One day, I was cleaning the barn aisle when my manager at the time came barreling through the aisle with a young spitfire of an Arabian. They both jolted through the aisle. I flew back against the wall and the broom came clattering down on the ground. I thought WOAH what in the world is going on with that horse? The barn manager pushed that Arabian in the stall with all her might, yelling every curse word under the sun. I thought, “jeez is he really that bad?” The barn manager came huffing back to me, exasperated, “you have your hands full Erin, that is one stubborn, rude horse!” She walked back to her car, slammed the door and drove away. I stood there in complete shock. Immediately, in my mind I put together “that is a bad horse.” I not only labeled this horse as bad, I put a negative expectation on the horse that it would be a fight every time we worked together. (Now, it makes me feel guilty thinking of the mindset I had then. Oh how I wish I had more grace… more patience towards that terrified Arabian! He was just trying to communicate his fears.)

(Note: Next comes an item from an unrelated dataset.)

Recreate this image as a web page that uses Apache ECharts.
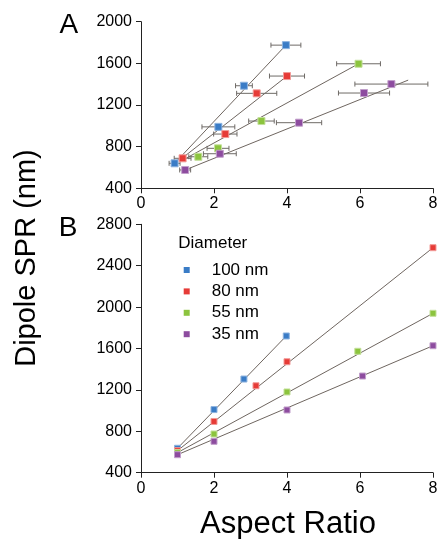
<!DOCTYPE html>
<html>
<head>
<meta charset="utf-8">
<script src="https://cdn.jsdelivr.net/npm/echarts@6/dist/echarts.min.js"></script>
<style>html,body{margin:0;padding:0;background:#fff;}#c{width:448px;height:539px;}</style>
</head>
<body>
<div id="c"></div>
<script>
// ---- Data ----
var names = ['100 nm', '80 nm', '55 nm', '35 nm'];
var colors = ['#3a7cc6', '#e63b37', '#8cc43e', '#8d4c9f'];
var borders = ['#8db3df', '#f29a97', '#c3e09a', '#c29fcb'];

// Panel A: measured aspect ratio, SPR, aspect-ratio error (half width)
var aX_100 = [0.92, 2.12, 2.82, 3.97];
var aY_100 = [640, 990, 1385, 1775];
var aE_100 = [0.15, 0.45, 0.23, 0.41];
var aX_80 = [1.14, 2.31, 3.17, 4.00];
var aY_80 = [688, 921, 1312, 1478];
var aE_80 = [0.23, 0.32, 0.55, 0.48];
var aX_55 = [1.57, 2.11, 3.30, 5.96];
var aY_55 = [703, 784, 1046, 1596];
var aE_55 = [0.26, 0.30, 0.35, 0.60];
var aX_35 = [1.21, 2.16, 4.33, 6.11, 6.86];
var aY_35 = [576, 732, 1030, 1315, 1401];
var aE_35 = [0.15, 0.45, 0.62, 0.70, 1.00];
// Panel A fit lines (endpoints)
var fitAX_100 = [0.92, 3.97], fitAY_100 = [640, 1775];
var fitAX_80 = [1.05, 4.00], fitAY_80 = [668, 1478];
var fitAX_55 = [1.18, 5.96], fitAY_55 = [678, 1596];
var fitAX_35 = [1.21, 7.32], fitAY_35 = [576, 1439];

// Panel B: simulated
var bX_100 = [1, 2, 2.82, 3.98];
var bY_100 = [636, 1010, 1305, 1721];
var bX_80 = [1, 2, 3.15, 4, 8];
var bY_80 = [613, 895, 1240, 1472, 2574];
var bX_55 = [1, 2, 4, 5.94, 8];
var bY_55 = [594, 774, 1180, 1573, 1940];
var bX_35 = [1, 2, 4, 6.07, 8];
var bY_35 = [574, 703, 1006, 1334, 1627];

var xTicks = [0, 2, 4, 6, 8];
var yTicksA = [400, 800, 1200, 1600, 2000];
var yTicksB = [400, 800, 1200, 1600, 2000, 2400, 2800];

// ---- Build ----
function zip(xs, ys, es) {
  return xs.map(function (x, i) { return es ? [x, ys[i], es[i]] : [x, ys[i]]; });
}
var A = [[aX_100, aY_100, aE_100, fitAX_100, fitAY_100],
         [aX_80, aY_80, aE_80, fitAX_80, fitAY_80],
         [aX_55, aY_55, aE_55, fitAX_55, fitAY_55],
         [aX_35, aY_35, aE_35, fitAX_35, fitAY_35]];
var B = [[bX_100, bY_100], [bX_80, bY_80], [bX_55, bY_55], [bX_35, bY_35]];

var FONT = 'Liberation Sans';
var lineCol = '#6f6660';
var errCol = '#6e6a66';

function errRender(params, api) {
  var x = api.value(0), y = api.value(1), e = api.value(2);
  var p1 = api.coord([x - e, y]), p2 = api.coord([x + e, y]);
  var h = 2.5;
  var st = { stroke: errCol, lineWidth: 1 };
  return { type: 'group', children: [
    { type: 'line', shape: { x1: p1[0], y1: p1[1], x2: p2[0], y2: p2[1] }, style: st },
    { type: 'line', shape: { x1: p1[0], y1: p1[1] - h, x2: p1[0], y2: p1[1] + h }, style: st },
    { type: 'line', shape: { x1: p2[0], y1: p2[1] - h, x2: p2[0], y2: p2[1] + h }, style: st }
  ]};
}

var series = [];
B.forEach(function (d, i) {
  var pts = zip(d[0], d[1]);
  series.push({ type: 'line', xAxisIndex: 1, yAxisIndex: 1, data: [pts[0], pts[pts.length - 1]],
    showSymbol: false, symbol: 'none', silent: true, z: 1,
    lineStyle: { color: lineCol, width: 1 }, name: '_fitB' + i });
  series.push({ type: 'scatter', name: names[i], xAxisIndex: 1, yAxisIndex: 1, data: pts,
    symbol: 'rect', symbolSize: 6, z: 5,
    itemStyle: { color: colors[i], borderColor: borders[i], borderWidth: 1, opacity: 1 } });
});
A.forEach(function (d, i) {
  series.push({ type: 'line', xAxisIndex: 0, yAxisIndex: 0, data: zip(d[3], d[4]),
    showSymbol: false, symbol: 'none', silent: true, z: 2,
    lineStyle: { color: lineCol, width: 1 }, name: '_fitA' + i });
  series.push({ type: 'custom', xAxisIndex: 0, yAxisIndex: 0, data: zip(d[0], d[1], d[2]),
    renderItem: errRender, z: 3, silent: true, name: '_errA' + i, encode: { x: 0, y: 1 } });
  series.push({ type: 'scatter', name: names[i], xAxisIndex: 0, yAxisIndex: 0, data: zip(d[0], d[1]),
    symbol: 'rect', symbolSize: 7, z: 5,
    itemStyle: { color: colors[i], borderColor: borders[i], borderWidth: 1, opacity: 1 } });
});

function fmt(v) { return String(v); }
function xAxis(gi, margin) {
  return { type: 'value', gridIndex: gi, min: xTicks[0], max: xTicks[xTicks.length - 1], interval: 2,
    axisLine: { show: true, onZero: false, lineStyle: { color: '#222', width: 1 } },
    axisTick: { show: true, length: 5, lineStyle: { color: '#222' } },
    axisLabel: { fontFamily: FONT, fontSize: 16, color: '#000', margin: margin, formatter: fmt },
    splitLine: { show: false } };
}
function yAxis(gi, ticks) {
  return { type: 'value', gridIndex: gi, min: ticks[0], max: ticks[ticks.length - 1], interval: 400,
    axisLine: { show: true, onZero: false, lineStyle: { color: '#222', width: 1 } },
    axisTick: { show: true, length: 5, lineStyle: { color: '#222' } },
    axisLabel: { fontFamily: FONT, fontSize: 16, color: '#000', margin: 9, formatter: fmt },
    splitLine: { show: false } };
}

var chart = echarts.init(document.getElementById('c'), null, { renderer: 'canvas' });
chart.setOption({
  animation: false,
  backgroundColor: '#fff',
  grid: [
    { left: 141, right: 15, top: 21.7, height: 166.6 },
    { left: 141, right: 15, top: 224.3, height: 248.4 }
  ],
  xAxis: [xAxis(0, 7), xAxis(1, 8)],
  yAxis: [yAxis(0, yTicksA), yAxis(1, yTicksB)],
  legend: {
    data: names, orient: 'vertical', left: 178.7, top: 256.5,
    itemWidth: 6, itemHeight: 6, itemGap: 4.4, icon: 'rect',
    itemStyle: { borderWidth: 0 },
    textStyle: { fontFamily: FONT, fontSize: 17, color: '#000', lineHeight: 17, padding: [0, 0, 0, 17] },
    selectedMode: false
  },
  graphic: [
    { type: 'text', left: 178.3, top: 234.5, style: { text: 'Diameter', font: '17px ' + FONT, fill: '#000' } },
    { type: 'text', x: 68.8, y: 25.5, style: { text: 'A', font: '28px ' + FONT, fill: '#000', align: 'center', verticalAlign: 'middle' } },
    { type: 'text', x: 68, y: 228.7, style: { text: 'B', font: '28px ' + FONT, fill: '#000', align: 'center', verticalAlign: 'middle' } },
    { type: 'text', x: 27, y: 258, rotation: Math.PI / 2, style: { text: 'Dipole SPR (nm)', font: '29px ' + FONT, fill: '#000', align: 'center', verticalAlign: 'middle' } },
    { type: 'text', x: 288, y: 524, style: { text: 'Aspect Ratio', font: '31px ' + FONT, fill: '#000', align: 'center', verticalAlign: 'middle' } }
  ],
  series: series
});
</script>
</body>
</html>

So every morning, that Arabian and I wrestled. I always saved taking him out to pasture last because I put the expectation in my mind that it would always be a fight. I would get done with every other chore first – meanwhile my body got more tense, and my anxiety increased about what was about to happen. I walked right up to that Arabian about to “show him who’s boss,” demanding he listen to me. Every time, we fought each other to get to his pasture. He ran into me, biting, kicking… and I pushed back, yelling at him to get away.
And you know how I felt after I got him in the pasture? I didn’t feel good. I didn’t feel accomplished. I felt icky, disgusting, mean. Sitting in those feelings made me end the workday harshly. It put me in a tunnel-vision mindset where I only saw and felt the negative. I was aware of the emotions, but because they felt so bad I tried to ignore them. Inevitably, ignoring those emotions did not work. The emotions waited for me and would surface in stressful days, whether that was through having a shorter fuse and yelling, or not wanting to get out of bed.
One morning, I decided to play music during my chores. It was country, but the slow, melodic country that you can dance around the kitchen to. It was one of my final days at work and the Arabian and I had our usual routine ahead of us. However, this time, the Arabian wasn’t dancing around his stall in anxiety. He was calm, eyes relaxed, head low, ears slightly twitching, watching me. I listened to him breathing for a while, opened the door and began to pet him. I moved slower than before. I allowed him to slowly put his head in the halter and with my phone playing music in my pocket, we calmly walked to the pasture. It was the best walk we had together.